» **WHAT YOU HAVE TO DO**:
Determine the count of lines holding the string "matplotlib". Return only the number.

» **EXERCISE MATERIAL**:

* Begin *

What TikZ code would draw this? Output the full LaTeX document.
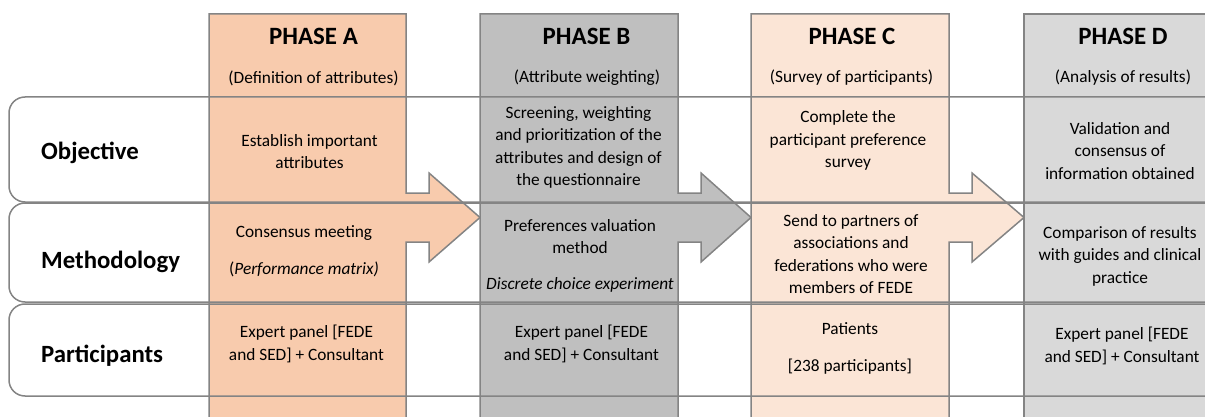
\documentclass[tikz,border=0pt]{standalone}
\usepackage{fontspec}
\setmainfont{Carlito}
\usepackage{xcolor}
\usepackage{tikz}
\definecolor{phaseA}{HTML}{F8CBAD}
\definecolor{phaseB}{HTML}{BFBFBF}
\definecolor{phaseC}{HTML}{FBE5D6}
\definecolor{phaseD}{HTML}{D9D9D9}
\definecolor{linegray}{HTML}{848484}

\begin{document}
\begin{tikzpicture}[x=1pt, y=-1pt]
\tikzstyle{border}=[draw=linegray, line width=1.5pt]
\tikzstyle{rowbox}=[border, rounded corners=16pt]
\tikzstyle{cell}=[align=center, inner sep=0pt, font=\fontsize{17.3}{22.5}\selectfont]
\tikzstyle{phasetitle}=[inner sep=0pt, font=\fontsize{24.9}{28}\selectfont\bfseries]
\tikzstyle{rowlabel}=[anchor=west, inner sep=0pt, font=\fontsize{24.8}{28}\selectfont\bfseries]

\useasboundingbox (0,0) rectangle (1205,417);
\clip (0,0) rectangle (1205,417);

% Phase columns, each with its block arrow to the next one
\path[fill=phaseA, border] (209,430) -- (209,14) -- (406,14) -- (406,193) -- (429,193) -- (429,173) -- (480,217.5) -- (429,262) -- (429,242) -- (406,242) -- (406,430);
\path[fill=phaseB, border] (480,430) -- (480,14) -- (678,14) -- (678,193) -- (701,193) -- (701,173) -- (751,217.5) -- (701,262) -- (701,242) -- (678,242) -- (678,430);
\path[fill=phaseC, border] (751,430) -- (751,14) -- (949,14) -- (949,193) -- (972,193) -- (972,173) -- (1024,217.5) -- (972,262) -- (972,242) -- (949,242) -- (949,430);
\path[fill=phaseD, border] (1024,430) -- (1024,14) -- (1230,14) -- (1230,430);

% Rows
\draw[rowbox] (9,97) rectangle (1250,202);
\draw[rowbox] (9,203) rectangle (1250,302);
\draw[rowbox] (9,304) rectangle (1250,396);

\node[rowlabel] (objective) at (41,153) {Objective};
\node[rowlabel] (methodology) at (41,262) {Methodology};
\node[rowlabel] (participants) at (41,356) {Participants};

\node[phasetitle] (title-a) at (313.5,36) {PHASE A};
\node[phasetitle] (title-b) at (586.5,36) {PHASE B};
\node[phasetitle] (title-c) at (852,36) {PHASE C};
\node[phasetitle] (title-d) at (1123,36) {PHASE D};

\node[cell] (sub-a) at (313.5,78) {(Definition of attributes)};
\node[cell] (sub-b) at (587,78) {(Attribute weighting)};
\node[cell] (sub-c) at (851.5,78) {(Survey of participants)};
\node[cell] (sub-d) at (1123,78) {(Analysis of results)};

\node[cell] (obj-a) at (309.5,151.5) {Establish important \\ attributes};
\node[cell] (obj-b) at (578.5,147.5) {Screening, weighting \\ and prioritization of the \\ attributes and design of \\ the questionnaire};
\node[cell] (obj-c) at (848,140.5) {Complete the \\ participant preference \\ survey};
\node[cell] (obj-d) at (1120,151) {Validation and \\ consensus of \\ information obtained};

\node[cell] (meth-a) at (304,251.5) {Consensus meeting \\[14.5pt] (\textit{Performance matrix)}};
\node[cell] (meth-b) at (580,256) {Preferences valuation \\ method \\[13.5pt] \textit{Discrete choice experiment}};
\node[cell] (meth-c) at (851,254) {Send to partners of \\ associations and \\ federations who were \\ members of FEDE};
\node[cell] (meth-d) at (1120,256) {Comparison of results \\ with guides and clinical \\ practice};

\node[cell] (part-a) at (306.5,344) {Expert panel [FEDE \\ and SED] + Consultant};
\node[cell] (part-b) at (581.5,344) {Expert panel [FEDE \\ and SED] + Consultant};
\node[cell] (part-c) at (850,348.5) {Patients \\[14.5pt] [238 participants]};
\node[cell] (part-d) at (1122,346) {Expert panel [FEDE \\ and SED] + Consultant};
\end{tikzpicture}
\end{document}
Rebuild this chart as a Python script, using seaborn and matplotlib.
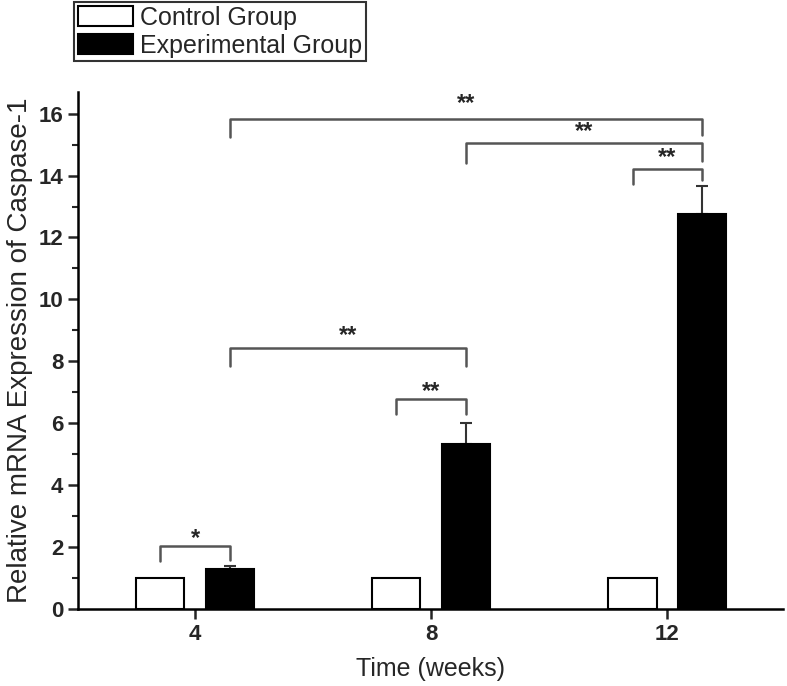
import pandas as pd
import seaborn as sns
import matplotlib.pyplot as plt
from matplotlib.ticker import MultipleLocator

# Data
weeks = ['4', '8', '12']
groups = ['Control Group', 'Experimental Group']
control = [1.0, 1.0, 1.0]
experimental = [1.29, 5.32, 12.77]
exp_err = [0.10, 0.68, 0.90]

# significance brackets: from bar, to bar, bracket top, left end, right end, star height, label
brackets = [
    (('4', 'Control Group'), ('4', 'Experimental Group'), 2.03, 1.55, 1.60, 2.39, '*'),
    (('8', 'Control Group'), ('8', 'Experimental Group'), 6.77, 6.29, 6.29, 7.16, '**'),
    (('4', 'Experimental Group'), ('8', 'Experimental Group'), 8.42, 7.84, 7.84, 8.94, '**'),
    (('12', 'Control Group'), ('12', 'Experimental Group'), 14.20, 13.74, 13.87, 14.71, '**'),
    (('8', 'Experimental Group'), ('12', 'Experimental Group'), 15.06, 14.39, 14.48, 15.55, '**'),
    (('4', 'Experimental Group'), ('12', 'Experimental Group'), 15.84, 15.26, 15.32, 16.45, '**'),
]

data = pd.DataFrame({
    'Week': weeks * 2,
    'Group': [groups[0]] * 3 + [groups[1]] * 3,
    'Value': control + experimental,
})

sns.set_style('ticks')
plt.rcParams['font.family'] = ['Liberation Sans', 'DejaVu Sans']

fig = plt.figure(figsize=(7.87, 6.86), dpi=100)
ax = fig.add_axes([0.099, 0.112, 0.896, 0.754])

sns.barplot(data=data, x='Week', y='Value', hue='Group', order=weeks, hue_order=groups,
            palette={groups[0]: 'white', groups[1]: 'black'}, edgecolor='black', linewidth=1.5,
            width=0.59, gap=0.31, errorbar=None, ax=ax)

# bar centres from the drawn bars
pos = {}
for g, cont in zip(groups, ax.containers):
    for w, bar in zip(weeks, cont):
        pos[(w, g)] = bar.get_x() + bar.get_width() / 2

exp_x = [pos[(w, groups[1])] for w in weeks]
ax.errorbar(exp_x, experimental, yerr=[[0] * 3, exp_err], fmt='none', ecolor='#333333',
            elinewidth=1.5, capsize=4, capthick=1.5, zorder=0.5)

for a, b, top, yl, yr, ys, lab in brackets:
    x1, x2 = pos[a], pos[b]
    ax.plot([x1, x1, x2, x2], [yl, top, top, yr], color='#555555', lw=1.8, clip_on=False)
    ax.text((x1 + x2) / 2, ys - 0.12, lab, ha='center', va='center', fontsize=17,
            fontweight='bold')

ax.set_ylim(0, 16.7)
ax.set_xlim(-0.496, 2.49)
ax.yaxis.set_major_locator(MultipleLocator(2))
ax.yaxis.set_minor_locator(MultipleLocator(1))
ax.tick_params(axis='both', which='major', length=7, width=1.8, direction='out', labelsize=16)
ax.tick_params(axis='y', which='minor', length=4, width=1.5, direction='out')
for lbl in ax.get_xticklabels() + ax.get_yticklabels():
    lbl.set_fontweight('bold')

ax.set_ylabel('Relative mRNA Expression of Caspase-1', fontsize=20, fontweight='medium',
              labelpad=4)
ax.set_xlabel('Time (weeks)', fontsize=18, fontweight='medium', labelpad=9)
sns.despine(ax=ax)
for s in ['left', 'bottom']:
    ax.spines[s].set_linewidth(1.8)
    ax.spines[s].set_color('black')

handles, labels = ax.get_legend_handles_labels()
leg = ax.legend(handles, labels, loc='upper left', bbox_to_anchor=(74 / 787, 1 - 2 / 686),
                bbox_transform=fig.transFigure, fontsize=18, frameon=True, fancybox=False,
                edgecolor='black', handlelength=2.2, handleheight=0.85, labelspacing=0.15,
                borderpad=0.15, handletextpad=0.3, borderaxespad=0)
leg.get_frame().set_linewidth(1.5)

fig.savefig('out.png', dpi=100)
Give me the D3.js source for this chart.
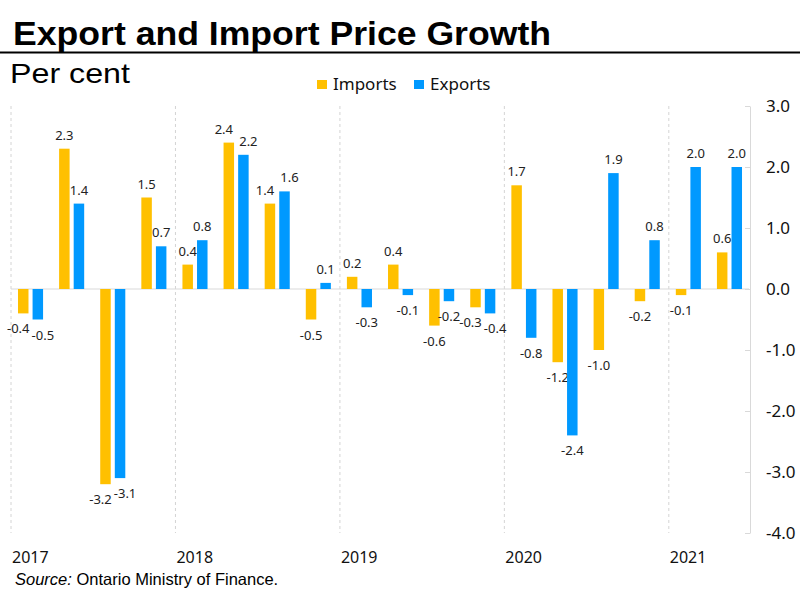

* End *

» **WORKED ANSWER**:
3